- [What to do]
For the copy, please give all of the data again exactly and leave the pictures out.
%%
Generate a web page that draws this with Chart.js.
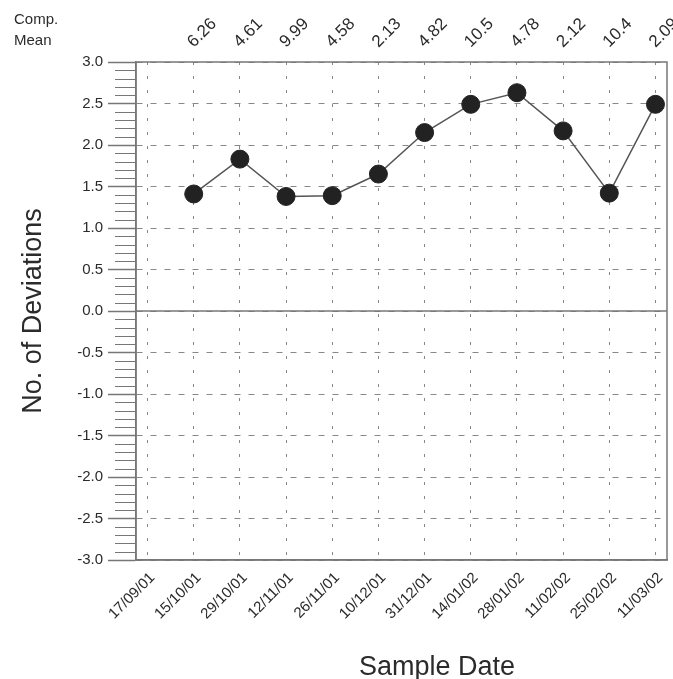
<!DOCTYPE html>
<html>
<head>
<meta charset="utf-8">
<script src="https://cdn.jsdelivr.net/npm/chart.js@4"></script>
<style>
  html, body { margin: 0; padding: 0; background: #fff; }
  #wrap { width: 673px; height: 679px; }
</style>
</head>
<body>
<div id="wrap"><canvas id="chart" width="673" height="679"></canvas></div>
<script>
// Sample dates along the bottom axis
const sampleDates = ['17/09/01', '15/10/01', '29/10/01', '12/11/01', '26/11/01', '10/12/01',
                     '31/12/01', '14/01/02', '28/01/02', '11/02/02', '25/02/02', '11/03/02'];
// No. of deviations per sample (no point on the first date)
const deviations = [null, 1.41, 1.83, 1.38, 1.39, 1.65, 2.15, 2.49, 2.63, 2.17, 1.42, 2.49];
// Comp. mean values written above each date
const compMeans = [null, '6.26', '4.61', '9.99', '4.58', '2.13', '4.82', '10.5', '4.78', '2.12', '10.4', '2.09'];
// y axis range and tick steps
const yMin = -3.0;
const yMax = 3.0;
const majorStep = 0.5;
const minorStep = 0.1;

const fontFamily = "'Liberation Sans', Arial, Helvetica, sans-serif";
const textColor = '#2b2b2b';
const axisColor = '#777';
const gridColor = '#888';

// extra bits: frame, solid zero line, minor ticks and the free-standing texts
const decorations = {
    id: 'decorations',
    beforeDatasetsDraw(chart) {
        const { ctx, chartArea: a, scales: { x, y } } = chart;
        ctx.save();
        ctx.strokeStyle = axisColor;
        ctx.lineWidth = 1.5;
        ctx.setLineDash([]);
        const y0 = y.getPixelForValue(0);
        ctx.beginPath();
        ctx.moveTo(a.left, y0);
        ctx.lineTo(a.right, y0);
        ctx.stroke();
        ctx.strokeRect(a.left, a.top, a.right - a.left, a.bottom - a.top);

        // minor ticks every 0.1
        ctx.lineWidth = 1;
        const n = Math.round((yMax - yMin) / minorStep);
        const perMajor = Math.round(majorStep / minorStep);
        for (let i = 0; i <= n; i++) {
            if (i % perMajor === 0) continue;
            const py = Math.round(y.getPixelForValue(yMin + i * minorStep)) + 0.5;
            ctx.beginPath();
            ctx.moveTo(a.left - 21, py);
            ctx.lineTo(a.left, py);
            ctx.stroke();
        }
        ctx.restore();
    },
    afterDraw(chart) {
        const { ctx, chartArea: a, scales: { x } } = chart;
        ctx.save();
        ctx.fillStyle = textColor;

        // "Comp. Mean" heading
        ctx.font = '15px ' + fontFamily;
        ctx.textAlign = 'left';
        ctx.textBaseline = 'alphabetic';
        ctx.fillText('Comp.', 14, 24);
        ctx.fillText('Mean', 14, 45);

        // comp. mean values, rotated
        ctx.font = '17px ' + fontFamily;
        compMeans.forEach((label, i) => {
            if (!label) return;
            const px = x.getPixelForValue(i);
            ctx.save();
            ctx.translate(px, 48);
            ctx.rotate(-Math.PI / 4);
            ctx.fillText(label, 0, 0);
            ctx.restore();
        });

        // axis titles
        ctx.font = '27px ' + fontFamily;
        ctx.textAlign = 'center';
        ctx.save();
        ctx.translate(41, (a.top + a.bottom) / 2);
        ctx.rotate(-Math.PI / 2);
        ctx.fillText('No. of Deviations', 0, 0);
        ctx.restore();
        ctx.fillText('Sample Date', 437, 675);
        ctx.restore();
    }
};

const ctx = document.getElementById('chart').getContext('2d');
const chart = new Chart(ctx, {
    type: 'line',
    data: {
        datasets: [{
            label: 'No. of Deviations',
            data: deviations
                .map((v, i) => ({ x: i, y: v }))
                .filter(p => p.y !== null),
            borderColor: '#555',
            borderWidth: 1.5,
            pointRadius: 9,
            pointHoverRadius: 9,
            pointBackgroundColor: '#222',
            pointBorderColor: '#222',
            pointBorderWidth: 1,
            tension: 0,
            fill: false
        }]
    },
    options: {
        responsive: false,
        animation: false,
        layout: {
            autoPadding: false,
            padding: { left: 0, top: 62, right: 6, bottom: 0 }
        },
        plugins: {
            legend: { display: false },
            tooltip: { enabled: false }
        },
        scales: {
            x: {
                type: 'linear',
                min: -0.25,
                max: sampleDates.length - 0.75,
                afterBuildTicks: function (scale) {
                    scale.ticks = sampleDates.map((d, i) => ({ value: i }));
                },
                afterFit: function (scale) {
                    scale.height = 119;
                    scale.paddingLeft = 0;
                    scale.paddingRight = 0;
                },
                grid: {
                    color: gridColor,
                    lineWidth: 1,
                    drawTicks: false
                },
                border: {
                    display: true,
                    color: axisColor,
                    width: 1.5,
                    dash: [3, 11]
                },
                ticks: {
                    autoSkip: false,
                    maxRotation: 45,
                    minRotation: 45,
                    padding: 9,
                    labelOffset: 5,
                    color: textColor,
                    font: { family: fontFamily, size: 15 },
                    callback: function (value) {
                        return sampleDates[value];
                    }
                }
            },
            y: {
                min: yMin,
                max: yMax,
                afterFit: function (scale) {
                    scale.width = 136;
                },
                grid: {
                    color: gridColor,
                    lineWidth: 1,
                    tickLength: 28,
                    tickColor: axisColor,
                    tickWidth: 1.5
                },
                border: {
                    display: true,
                    color: axisColor,
                    width: 1.5,
                    dash: [6, 8]
                },
                ticks: {
                    stepSize: majorStep,
                    padding: 5,
                    color: textColor,
                    font: { family: fontFamily, size: 15 },
                    callback: function (value) {
                        return value.toFixed(1);
                    }
                }
            }
        }
    },
    plugins: [decorations]
});
</script>
</body>
</html>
%%
- [Task answer]
Generate a web page that draws this with Chart.js.
<!DOCTYPE html>
<html>
<head>
<meta charset="utf-8">
<script src="https://cdn.jsdelivr.net/npm/chart.js@4"></script>
<style>
  html, body { margin: 0; padding: 0; background: #fff; }
  #wrap { width: 673px; height: 679px; }
</style>
</head>
<body>
<div id="wrap"><canvas id="chart" width="673" height="679"></canvas></div>
<script>
// Sample dates along the bottom axis
const sampleDates = ['17/09/01', '15/10/01', '29/10/01', '12/11/01', '26/11/01', '10/12/01',
                     '31/12/01', '14/01/02', '28/01/02', '11/02/02', '25/02/02', '11/03/02'];
// No. of deviations per sample (no point on the first date)
const deviations = [null, 1.41, 1.83, 1.38, 1.39, 1.65, 2.15, 2.49, 2.63, 2.17, 1.42, 2.49];
// Comp. mean values written above each date
const compMeans = [null, '6.26', '4.61', '9.99', '4.58', '2.13', '4.82', '10.5', '4.78', '2.12', '10.4', '2.09'];
// y axis range and tick steps
const yMin = -3.0;
const yMax = 3.0;
const majorStep = 0.5;
const minorStep = 0.1;

const fontFamily = "'Liberation Sans', Arial, Helvetica, sans-serif";
const textColor = '#2b2b2b';
const axisColor = '#777';
const gridColor = '#888';

// extra bits: frame, solid zero line, minor ticks and the free-standing texts
const decorations = {
    id: 'decorations',
    beforeDatasetsDraw(chart) {
        const { ctx, chartArea: a, scales: { x, y } } = chart;
        ctx.save();
        ctx.strokeStyle = axisColor;
        ctx.lineWidth = 1.5;
        ctx.setLineDash([]);
        const y0 = y.getPixelForValue(0);
        ctx.beginPath();
        ctx.moveTo(a.left, y0);
        ctx.lineTo(a.right, y0);
        ctx.stroke();
        ctx.strokeRect(a.left, a.top, a.right - a.left, a.bottom - a.top);

        // minor ticks every 0.1
        ctx.lineWidth = 1;
        const n = Math.round((yMax - yMin) / minorStep);
        const perMajor = Math.round(majorStep / minorStep);
        for (let i = 0; i <= n; i++) {
            if (i % perMajor === 0) continue;
            const py = Math.round(y.getPixelForValue(yMin + i * minorStep)) + 0.5;
            ctx.beginPath();
            ctx.moveTo(a.left - 21, py);
            ctx.lineTo(a.left, py);
            ctx.stroke();
        }
        ctx.restore();
    },
    afterDraw(chart) {
        const { ctx, chartArea: a, scales: { x } } = chart;
        ctx.save();
        ctx.fillStyle = textColor;

        // "Comp. Mean" heading
        ctx.font = '15px ' + fontFamily;
        ctx.textAlign = 'left';
        ctx.textBaseline = 'alphabetic';
        ctx.fillText('Comp.', 14, 24);
        ctx.fillText('Mean', 14, 45);

        // comp. mean values, rotated
        ctx.font = '17px ' + fontFamily;
        compMeans.forEach((label, i) => {
            if (!label) return;
            const px = x.getPixelForValue(i);
            ctx.save();
            ctx.translate(px, 48);
            ctx.rotate(-Math.PI / 4);
            ctx.fillText(label, 0, 0);
            ctx.restore();
        });

        // axis titles
        ctx.font = '27px ' + fontFamily;
        ctx.textAlign = 'center';
        ctx.save();
        ctx.translate(41, (a.top + a.bottom) / 2);
        ctx.rotate(-Math.PI / 2);
        ctx.fillText('No. of Deviations', 0, 0);
        ctx.restore();
        ctx.fillText('Sample Date', 437, 675);
        ctx.restore();
    }
};

const ctx = document.getElementById('chart').getContext('2d');
const chart = new Chart(ctx, {
    type: 'line',
    data: {
        datasets: [{
            label: 'No. of Deviations',
            data: deviations
                .map((v, i) => ({ x: i, y: v }))
                .filter(p => p.y !== null),
            borderColor: '#555',
            borderWidth: 1.5,
            pointRadius: 9,
            pointHoverRadius: 9,
            pointBackgroundColor: '#222',
            pointBorderColor: '#222',
            pointBorderWidth: 1,
            tension: 0,
            fill: false
        }]
    },
    options: {
        responsive: false,
        animation: false,
        layout: {
            autoPadding: false,
            padding: { left: 0, top: 62, right: 6, bottom: 0 }
        },
        plugins: {
            legend: { display: false },
            tooltip: { enabled: false }
        },
        scales: {
            x: {
                type: 'linear',
                min: -0.25,
                max: sampleDates.length - 0.75,
                afterBuildTicks: function (scale) {
                    scale.ticks = sampleDates.map((d, i) => ({ value: i }));
                },
                afterFit: function (scale) {
                    scale.height = 119;
                    scale.paddingLeft = 0;
                    scale.paddingRight = 0;
                },
                grid: {
                    color: gridColor,
                    lineWidth: 1,
                    drawTicks: false
                },
                border: {
                    display: true,
                    color: axisColor,
                    width: 1.5,
                    dash: [3, 11]
                },
                ticks: {
                    autoSkip: false,
                    maxRotation: 45,
                    minRotation: 45,
                    padding: 9,
                    labelOffset: 5,
                    color: textColor,
                    font: { family: fontFamily, size: 15 },
                    callback: function (value) {
                        return sampleDates[value];
                    }
                }
            },
            y: {
                min: yMin,
                max: yMax,
                afterFit: function (scale) {
                    scale.width = 136;
                },
                grid: {
                    color: gridColor,
                    lineWidth: 1,
                    tickLength: 28,
                    tickColor: axisColor,
                    tickWidth: 1.5
                },
                border: {
                    display: true,
                    color: axisColor,
                    width: 1.5,
                    dash: [6, 8]
                },
                ticks: {
                    stepSize: majorStep,
                    padding: 5,
                    color: textColor,
                    font: { family: fontFamily, size: 15 },
                    callback: function (value) {
                        return value.toFixed(1);
                    }
                }
            }
        }
    },
    plugins: [decorations]
});
</script>
</body>
</html>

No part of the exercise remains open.